On this side of the Atlantic, President
Theodore Roosevelt was invited to go bear hunting while on a political
visit to Mississippi. When no wild game threw itself in front of the president,
someone went and captured a bear, and held it on the rope, inviting Roosevelt
to take a shot. The president was appalled, and refused. The event was
memorialized in a 1902 cartoon strip that played off the theme of “drawing
the line”, which was his purpose in Mississippi: settling a border issue.
Morris and Rose Michtom of New York, were
so inspired by the cartoon, featuring a sweet-looking bear cub, that they
created a stuffed replica, and placed it in the window of their candy and
stationery store, to honor the president. Unlike previous stuffed animal
toys, this was less “realistic”, and more appealing to the softer side
of consumers. So great was the demand for what they had named “Teddy’s
Bear”, that they enlisted the Butler Bros. Wholesale firm, to help them
start the first commercial bear manufacturer, the Ideal Toy Company.

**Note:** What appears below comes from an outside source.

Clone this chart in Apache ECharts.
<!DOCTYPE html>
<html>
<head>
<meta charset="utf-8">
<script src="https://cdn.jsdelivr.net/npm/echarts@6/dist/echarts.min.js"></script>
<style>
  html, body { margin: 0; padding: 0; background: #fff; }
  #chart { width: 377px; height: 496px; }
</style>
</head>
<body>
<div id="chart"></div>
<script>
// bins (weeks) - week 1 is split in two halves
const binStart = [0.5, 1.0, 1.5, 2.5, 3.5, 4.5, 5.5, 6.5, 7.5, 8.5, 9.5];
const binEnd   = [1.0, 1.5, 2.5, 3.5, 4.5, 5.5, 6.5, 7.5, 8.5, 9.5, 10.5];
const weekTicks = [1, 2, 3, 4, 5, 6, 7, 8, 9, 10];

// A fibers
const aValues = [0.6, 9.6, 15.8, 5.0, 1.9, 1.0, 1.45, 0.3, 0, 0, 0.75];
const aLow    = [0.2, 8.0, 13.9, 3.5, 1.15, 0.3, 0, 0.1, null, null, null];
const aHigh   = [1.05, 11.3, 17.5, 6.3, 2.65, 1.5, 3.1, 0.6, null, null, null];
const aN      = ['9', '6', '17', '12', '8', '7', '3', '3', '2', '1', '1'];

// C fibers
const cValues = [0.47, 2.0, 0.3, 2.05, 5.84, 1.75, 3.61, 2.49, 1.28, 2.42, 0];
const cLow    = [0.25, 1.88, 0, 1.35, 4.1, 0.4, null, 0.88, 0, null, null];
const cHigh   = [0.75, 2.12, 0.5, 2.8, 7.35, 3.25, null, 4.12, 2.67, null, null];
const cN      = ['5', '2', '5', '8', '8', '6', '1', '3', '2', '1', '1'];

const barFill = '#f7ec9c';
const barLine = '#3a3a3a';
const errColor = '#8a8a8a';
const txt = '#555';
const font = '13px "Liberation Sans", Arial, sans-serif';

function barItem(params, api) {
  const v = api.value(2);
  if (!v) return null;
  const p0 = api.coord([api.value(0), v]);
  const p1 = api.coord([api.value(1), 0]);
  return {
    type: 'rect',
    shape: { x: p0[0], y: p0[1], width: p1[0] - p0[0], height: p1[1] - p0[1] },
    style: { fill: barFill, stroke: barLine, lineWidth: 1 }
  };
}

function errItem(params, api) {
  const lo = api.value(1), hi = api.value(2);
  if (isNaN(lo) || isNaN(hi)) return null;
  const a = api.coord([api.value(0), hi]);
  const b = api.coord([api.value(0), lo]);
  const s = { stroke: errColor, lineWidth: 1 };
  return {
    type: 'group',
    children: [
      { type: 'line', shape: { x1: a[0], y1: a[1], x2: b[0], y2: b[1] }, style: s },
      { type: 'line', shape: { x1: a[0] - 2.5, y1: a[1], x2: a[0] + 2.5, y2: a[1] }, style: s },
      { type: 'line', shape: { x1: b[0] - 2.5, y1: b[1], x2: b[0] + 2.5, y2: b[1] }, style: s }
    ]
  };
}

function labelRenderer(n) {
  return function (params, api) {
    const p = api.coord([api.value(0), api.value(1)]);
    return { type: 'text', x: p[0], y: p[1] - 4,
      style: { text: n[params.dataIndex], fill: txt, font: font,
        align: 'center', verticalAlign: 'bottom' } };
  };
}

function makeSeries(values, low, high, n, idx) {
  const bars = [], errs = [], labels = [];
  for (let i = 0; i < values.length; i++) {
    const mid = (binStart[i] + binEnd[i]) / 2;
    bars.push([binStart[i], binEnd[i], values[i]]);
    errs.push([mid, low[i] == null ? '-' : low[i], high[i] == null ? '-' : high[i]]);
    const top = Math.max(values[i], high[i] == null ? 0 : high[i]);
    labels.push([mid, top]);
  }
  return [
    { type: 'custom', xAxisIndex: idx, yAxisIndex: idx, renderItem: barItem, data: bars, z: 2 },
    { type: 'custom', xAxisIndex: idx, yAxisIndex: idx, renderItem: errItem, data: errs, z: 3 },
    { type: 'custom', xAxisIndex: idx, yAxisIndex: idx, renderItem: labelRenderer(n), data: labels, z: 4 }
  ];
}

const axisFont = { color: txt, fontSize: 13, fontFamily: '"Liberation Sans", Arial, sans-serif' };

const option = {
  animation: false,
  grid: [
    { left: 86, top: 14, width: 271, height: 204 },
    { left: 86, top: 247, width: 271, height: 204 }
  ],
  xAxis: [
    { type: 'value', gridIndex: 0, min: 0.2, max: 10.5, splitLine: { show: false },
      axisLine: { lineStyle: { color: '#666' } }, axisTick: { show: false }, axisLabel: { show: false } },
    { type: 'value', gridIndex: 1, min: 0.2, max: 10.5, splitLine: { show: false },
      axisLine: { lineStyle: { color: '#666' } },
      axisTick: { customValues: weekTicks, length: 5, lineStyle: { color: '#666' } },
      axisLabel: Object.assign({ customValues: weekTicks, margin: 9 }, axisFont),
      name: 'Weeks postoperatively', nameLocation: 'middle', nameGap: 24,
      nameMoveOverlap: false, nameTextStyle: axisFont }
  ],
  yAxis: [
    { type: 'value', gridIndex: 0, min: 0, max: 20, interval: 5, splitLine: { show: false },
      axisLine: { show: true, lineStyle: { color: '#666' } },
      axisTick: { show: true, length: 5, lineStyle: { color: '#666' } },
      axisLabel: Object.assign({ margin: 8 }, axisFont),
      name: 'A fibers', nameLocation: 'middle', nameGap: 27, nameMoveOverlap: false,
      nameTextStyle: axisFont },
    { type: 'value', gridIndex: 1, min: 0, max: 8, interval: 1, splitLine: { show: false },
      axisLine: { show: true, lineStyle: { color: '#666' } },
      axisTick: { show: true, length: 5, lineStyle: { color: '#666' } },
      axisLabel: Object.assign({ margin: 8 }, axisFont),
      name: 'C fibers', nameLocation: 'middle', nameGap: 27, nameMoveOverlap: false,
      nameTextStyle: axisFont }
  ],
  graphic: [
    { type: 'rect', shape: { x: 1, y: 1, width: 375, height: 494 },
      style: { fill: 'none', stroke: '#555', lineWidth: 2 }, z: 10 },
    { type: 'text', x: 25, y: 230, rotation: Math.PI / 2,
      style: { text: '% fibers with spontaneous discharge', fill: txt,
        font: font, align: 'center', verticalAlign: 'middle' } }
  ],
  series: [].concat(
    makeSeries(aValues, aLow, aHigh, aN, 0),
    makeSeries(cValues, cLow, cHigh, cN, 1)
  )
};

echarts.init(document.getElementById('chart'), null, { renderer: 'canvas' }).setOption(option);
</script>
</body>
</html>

In one of those odd coincidences that just
happen, Richard Steiff, was sketching bear cubs at the zoo, and using the
images to create a stuffed toy bear at his aunt’s factory in Germany. While
they didn’t garner much interest at the 1903 Leipzig Toy Fair (they were
more on the “realistic” side), a visiting American seized his chance to
capitalize on the American craze and ordered 3,000 of them. The Steiff
bear was called Baer-55PB. Not nearly as entrancing as the “Teddy bear”,
a name they adopted as the stuffed toy boom grew.